Scores can be helpful as a signal, but they are a bad substitute for direct evidence. We want the system to say, as often as possible, exactly which invariant was violated.

Judges Are for the Ambiguous Layer

There are still plenty of failures rules cannot capture well.

An agent may run the requested command and still draw the wrong conclusion from the output. It may edit the correct file but choose a brittle abstraction. It may summarize the relevant source and omit the caveat that changes the decision. It may recover from an error in a way that works today but leaves hidden state behind for the next run.

Those are real failures. They deserve evaluation.

This is where LLM-as-judge belongs: not as a blanket verdict on the whole run, but as a focused reviewer for a specific ambiguity.

The judge prompt should be narrow enough that a human reviewer would know what evidence to inspect:

Given the user request, the final response, and the tool trace, did the agent verify the build before claiming the build passed?

Or:

Given the error and the recovery steps, did the agent update state after understanding the failure, or did it only repeat the same operation?

The narrower the assignment, the more useful the judgment. The judge sees cleaner context. The answer is easier to compare with a human review. The failure is easier to turn into a regression case.

The Ordering Changes the Economics

Rules-first evaluation is not just a quality preference. It changes the cost and latency profile of the system.

Deterministic checks can run on every attempt. They are cheap enough to put in the hot path. They can fail fast before a long judge call. They can run in CI, in local development, in background monitors, and in production traces without turning every run into another model workload.

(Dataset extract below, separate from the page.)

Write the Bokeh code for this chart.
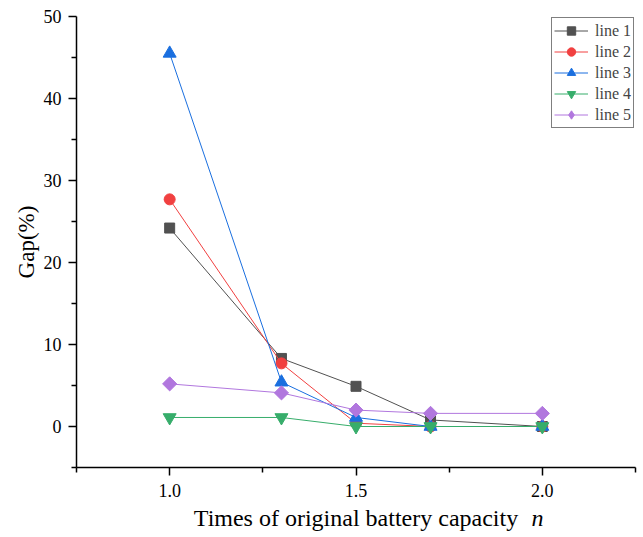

The judge then handles fewer cases and better cases.

Instead of reviewing a messy transcript and deciding whether everything was acceptable, the judge receives a trace that has already been organized by the rule layer. The obvious failures are gone. The required artifacts are present or explicitly missing. The question is about the remaining ambiguity.

That makes the judge more reliable because the input is better. It also makes the system easier to operate because most failures do not require another probabilistic component to explain them.

Rules Also Define the Contract

A rule is more than a check. It is a statement about what the agent is expected to do.

If we require source-grounded claims, the trace needs source evidence. If we require build verification, the trace needs a build command and result. If we require approval before publishing, the agent must stop at the boundary and ask. If we require artifacts for a multi-step task, the run is not complete until those artifacts exist.

Those expectations shape the agent.

They make the invisible contract visible. They tell the prompt, the tools, the runtime, and the reviewer what completion actually means. Without that contract, the system drifts toward vibes: the answer sounded confident, the plan looked reasonable, the judge was mostly satisfied.

Production systems need sharper edges than that.

Use the Most Boring Tool That Works

The point is not to avoid LLM judges. The point is to stop asking them to do work that simpler machinery can do better.

Use a rule when the failure is objective. Use a judge when the failure is semantic. Use a human when the consequence requires accountability.

That ordering keeps each layer honest.

Rules provide fast, debuggable guardrails. Judges handle the ambiguity that remains. Humans review the decisions that should not be delegated away.

For agent reliability, that is the practical path. Not one giant judge prompt. Not blind trust in a final answer. A stack of checks where the cheapest reliable signal comes first.

The LLM is powerful. We should save it for the parts that need it.